§ **Written request**
For each line in the data below that holds "Apache", return a copy.

**** Raw records

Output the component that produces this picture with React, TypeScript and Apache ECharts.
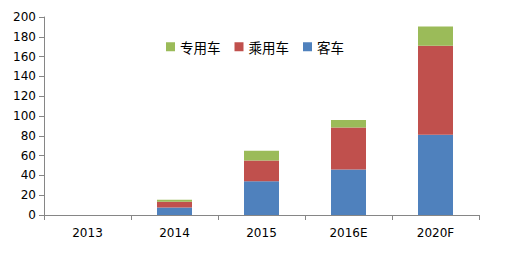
import React, { useEffect, useRef } from "react";
import * as echarts from "echarts";

const categories = ["2013", "2014", "2015", "2016E", "2020F"];
const bus = [0, 7.5, 34, 46, 81];
const passenger = [0, 6, 21, 42.5, 90];
const special = [0, 2, 10, 7.5, 19.5];

export default function App() {
  const ref = useRef<HTMLDivElement>(null);
  useEffect(() => {
    const chart = echarts.init(ref.current!, null, { renderer: "svg" });
    const axisColor = "#868686";
    chart.setOption({
      animation: false,
      backgroundColor: "#fff",
      grid: { left: 44, right: 27, top: 17, bottom: 42, containLabel: false },
      legend: {
        left: 161,
        top: 35,
        itemWidth: 9,
        itemHeight: 9,
        itemGap: 14,
        icon: "rect",
        data: ["专用车", "乘用车", "客车"],
        textStyle: { fontSize: 13.5, color: "#000", fontFamily: "Noto Sans CJK SC" },
      },
      xAxis: {
        type: "category",
        data: categories,
        boundaryGap: true,
        axisLine: { lineStyle: { color: axisColor } },
        axisTick: { show: true, length: 5, alignWithLabel: false, lineStyle: { color: axisColor } },
        axisLabel: { color: "#000", fontSize: 12, fontFamily: "DejaVu Sans", margin: 12 },
      },
      yAxis: {
        type: "value",
        min: 0,
        max: 200,
        interval: 20,
        splitLine: { show: false },
        axisLine: { show: true, lineStyle: { color: axisColor } },
        axisTick: { show: true, length: 5, lineStyle: { color: axisColor } },
        axisLabel: { color: "#000", fontSize: 12, fontFamily: "DejaVu Sans", margin: 8 },
      },
      series: [
        { name: "客车", type: "bar", stack: "a", data: bus, barWidth: 35, itemStyle: { color: "#4F81BD" } },
        { name: "乘用车", type: "bar", stack: "a", data: passenger, barWidth: 35, itemStyle: { color: "#C0504D" } },
        { name: "专用车", type: "bar", stack: "a", data: special, barWidth: 35, itemStyle: { color: "#9BBB59" } },
      ],
    });
    return () => chart.dispose();
  }, []);
  return <div ref={ref} style={{ width: 506, height: 257, margin: -8 }} />;
}
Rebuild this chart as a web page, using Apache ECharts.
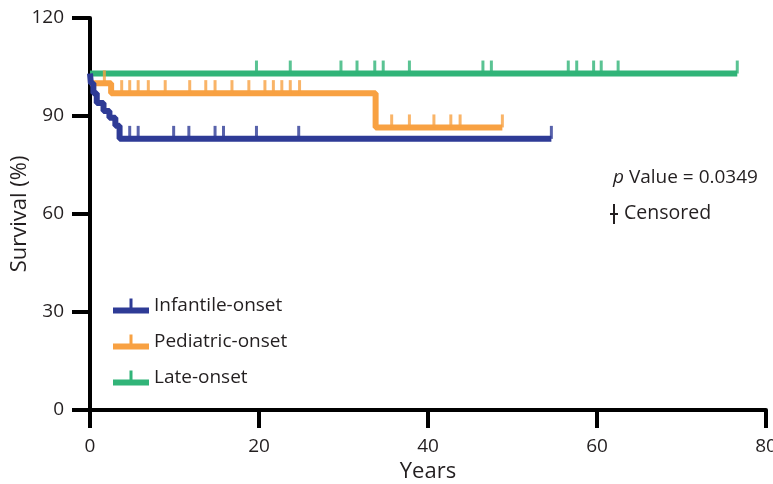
<!DOCTYPE html>
<html>
<head>
<meta charset="utf-8">
<script src="https://cdn.jsdelivr.net/npm/echarts@6/dist/echarts.min.js"></script>
<style>
  html, body { margin: 0; padding: 0; background: #fff; }
  #chart { width: 773px; height: 484px; }
</style>
</head>
<body>
<div id="chart"></div>
<script>
// survival steps: [years, survival %] (value after each event)
const infantileSteps = [[0, 103], [0.1, 100], [0.4, 97], [0.8, 94], [1.6, 91.5], [2.3, 89.5], [3.0, 87], [3.5, 83], [54.6, 83]]
const pediatricSteps = [[0, 100], [2.5, 97], [33.8, 86.5], [48.8, 86.5]]
const lateSteps = [[0, 103], [76.6, 103]]

// censored times (years)
const infantileCensored = [4.7, 5.7, 9.9, 11.7, 14.8, 15.8, 19.7, 24.7, 54.6]
const pediatricCensored = [1.7, 3.75, 4.7, 5.7, 6.9, 8.9, 11.8, 13.7, 14.8, 16.8, 18.8, 20.7, 21.7, 22.7, 23.7, 24.8, 35.7, 37.8, 40.7, 42.7, 43.8, 48.8]
const lateCensored = [19.7, 23.7, 29.7, 31.6, 33.7, 34.7, 37.8, 46.5, 47.5, 56.6, 57.6, 59.6, 60.5, 62.5, 76.6]

const groupNames = ['Infantile-onset', 'Pediatric-onset', 'Late-onset']
const colorArr = ['#2e3b96', '#f8a142', '#31b478']

const xTicks = [0, 80, 20]
const yTicks = [0, 120, 30]

// survival level in force at time t
function survivalAt(steps, t) {
  let v = steps[0][1]
  steps.forEach(p => { if (p[0] <= t) v = p[1] })
  return v
}

const stepsArr = [infantileSteps, pediatricSteps, lateSteps]
const censArr = [infantileCensored, pediatricCensored, lateCensored]
const zArr = [6, 4, 3]

const lineSeries = stepsArr.map((steps, i) => ({
  name: groupNames[i],
  type: 'line',
  step: 'end',
  data: steps,
  showSymbol: false,
  z: zArr[i],
  lineStyle: { color: colorArr[i], width: 6 },
  itemStyle: { color: colorArr[i] },
  animation: false
}))

const censorSeries = censArr.map((times, i) => ({
  name: groupNames[i] + ' censored',
  type: 'scatter',
  data: times.map(t => [t, survivalAt(stepsArr[i], t)]),
  symbol: 'rect',
  symbolSize: [3, 13],
  symbolOffset: [0, -6.5],
  z: zArr[i],
  itemStyle: { color: colorArr[i] },
  animation: false
}))

const legendIcon = 'path://M0,9H36V15H0Z M16.5,0H19.5V9H16.5Z'

const chart = echarts.init(document.getElementById('chart'))
chart.setOption({
  animation: false,
  textStyle: { fontFamily: 'Open Sans' },
  grid: { left: 90, right: 7, top: 18, bottom: 74, containLabel: false, outerBoundsMode: 'none' },
  xAxis: {
    type: 'value',
    min: xTicks[0], max: xTicks[1], interval: xTicks[2],
    name: 'Years',
    nameLocation: 'middle',
    nameGap: 49,
    nameTextStyle: { fontSize: 22, color: '#231f20', fontFamily: 'Open Sans' },
    axisLine: { show: true, lineStyle: { color: '#000', width: 4 } },
    axisTick: { show: true, length: 18, lineStyle: { color: '#000', width: 4 } },
    axisLabel: { fontSize: 19, color: '#231f20', margin: 27, fontFamily: 'Open Sans' },
    splitLine: { show: false }
  },
  yAxis: {
    type: 'value',
    min: yTicks[0], max: yTicks[1], interval: yTicks[2],
    name: 'Survival (%)',
    nameLocation: 'middle',
    nameGap: 59,
    nameMoveOverlap: false,
    nameTextStyle: { fontSize: 22, color: '#231f20', fontFamily: 'Open Sans' },
    axisLine: { show: true, lineStyle: { color: '#000', width: 4 } },
    axisTick: { show: true, length: 18, lineStyle: { color: '#000', width: 4 } },
    axisLabel: { fontSize: 19, color: '#231f20', margin: 26, fontFamily: 'Open Sans' },
    splitLine: { show: false }
  },
  legend: {
    orient: 'vertical',
    left: 108,
    top: 290,
    itemWidth: 36,
    itemHeight: 15,
    itemGap: 14,
    textStyle: { fontSize: 19, color: '#231f20', lineHeight: 22, fontFamily: 'Open Sans' },
    data: groupNames.map(n => ({ name: n, icon: legendIcon }))
  },
  graphic: [
    {
      type: 'text',
      left: 613,
      top: 168,
      style: {
        text: '{i|p}{n| Value = 0.0349}',
        rich: {
          i: { fontStyle: 'italic', fontSize: 19, fontFamily: 'Open Sans', fill: '#231f20' },
          n: { fontSize: 19, fontFamily: 'Open Sans', fill: '#231f20' }
        }
      }
    },
    { type: 'rect', shape: { x: 613, y: 204, width: 2, height: 20 }, style: { fill: '#231f20' } },
    { type: 'rect', shape: { x: 610, y: 213, width: 8, height: 2 }, style: { fill: '#231f20' } },
    {
      type: 'text',
      left: 624,
      top: 203,
      style: { text: 'Censored', fontSize: 19.5, fontFamily: 'Open Sans', fill: '#231f20' }
    }
  ],
  series: lineSeries.concat(censorSeries)
})
</script>
</body>
</html>
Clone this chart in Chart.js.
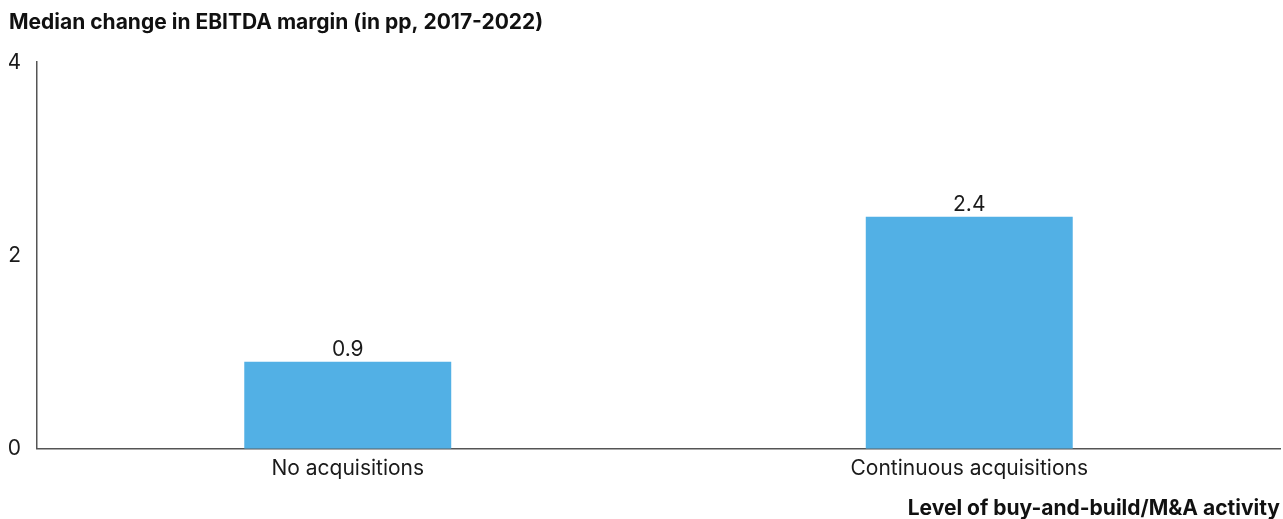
<!DOCTYPE html>
<html>
<head>
<meta charset="utf-8">
<script src="https://cdn.jsdelivr.net/npm/chart.js@4/dist/chart.umd.min.js"></script>
<style>
  html, body { margin: 0; padding: 0; background: #fff; }
  #wrap { width: 1283px; height: 519px; }
</style>
</head>
<body>
<div id="wrap"><canvas id="ebitdaChart"></canvas></div>
<script>
const categories = ["No acquisitions", "Continuous acquisitions"];
const marginChange = [0.9, 2.4];
const yTicks = [0, 2, 4];

// value labels above each bar
const barValueLabels = {
  id: "barValueLabels",
  afterDatasetsDraw(chart) {
    const ctx = chart.ctx;
    const meta = chart.getDatasetMeta(0);
    ctx.save();
    ctx.font = "21px Inter";
    ctx.fillStyle = "#1a1a1a";
    ctx.textAlign = "center";
    ctx.textBaseline = "alphabetic";
    meta.data.forEach(function (bar, i) {
      ctx.fillText(marginChange[i].toFixed(1), bar.x, bar.y - 6);
    });
    ctx.restore();
  }
};

document.addEventListener("DOMContentLoaded", function () {
  const ctx = document.getElementById("ebitdaChart");
  new Chart(ctx, {
    type: "bar",
    data: {
      labels: categories,
      datasets: [{
        data: marginChange,
        backgroundColor: "#52B0E5",
        categoryPercentage: 1,
        barPercentage: 0.333
      }]
    },
    options: {
      responsive: true,
      maintainAspectRatio: false,
      animation: false,
      layout: { padding: { left: 9, right: 3, top: 0, bottom: 0 } },
      plugins: {
        legend: { display: false },
        tooltip: { enabled: false },
        title: {
          display: true,
          text: "Median change in EBITDA margin (in pp, 2017-2022)",
          align: "start",
          color: "#111",
          font: { family: "Inter", size: 21, weight: "bold" },
          padding: { top: 10, bottom: 27 }
        }
      },
      scales: {
        x: {
          grid: { display: false, tickLength: 0 },
          border: { display: true, color: "#555", width: 1.5 },
          ticks: {
            color: "#1a1a1a",
            padding: 7,
            font: { family: "Inter", size: 21 }
          },
          title: {
            display: true,
            text: "Level of buy-and-build/M&A activity",
            align: "end",
            color: "#111",
            font: { family: "Inter", size: 21, weight: "bold", lineHeight: 1.0 },
            padding: { top: 10, bottom: 0 }
          }
        },
        y: {
          min: 0,
          max: 4,
          afterBuildTicks(scale) {
            scale.ticks = yTicks.map(v => ({ value: v }));
          },
          afterFit(scale) { scale.width = 28; },
          grid: { display: false, tickLength: 0 },
          border: { display: true, color: "#555", width: 1.5 },
          ticks: {
            color: "#1a1a1a",
            padding: 16,
            font: { family: "Inter", size: 21 }
          }
        }
      }
    },
    plugins: [barValueLabels]
  });
});
</script>
</body>
</html>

********

§ **Result of this task**
Output the component that produces this picture with React, TypeScript and Apache ECharts.
Rebuild this chart as a web page, using Apache ECharts.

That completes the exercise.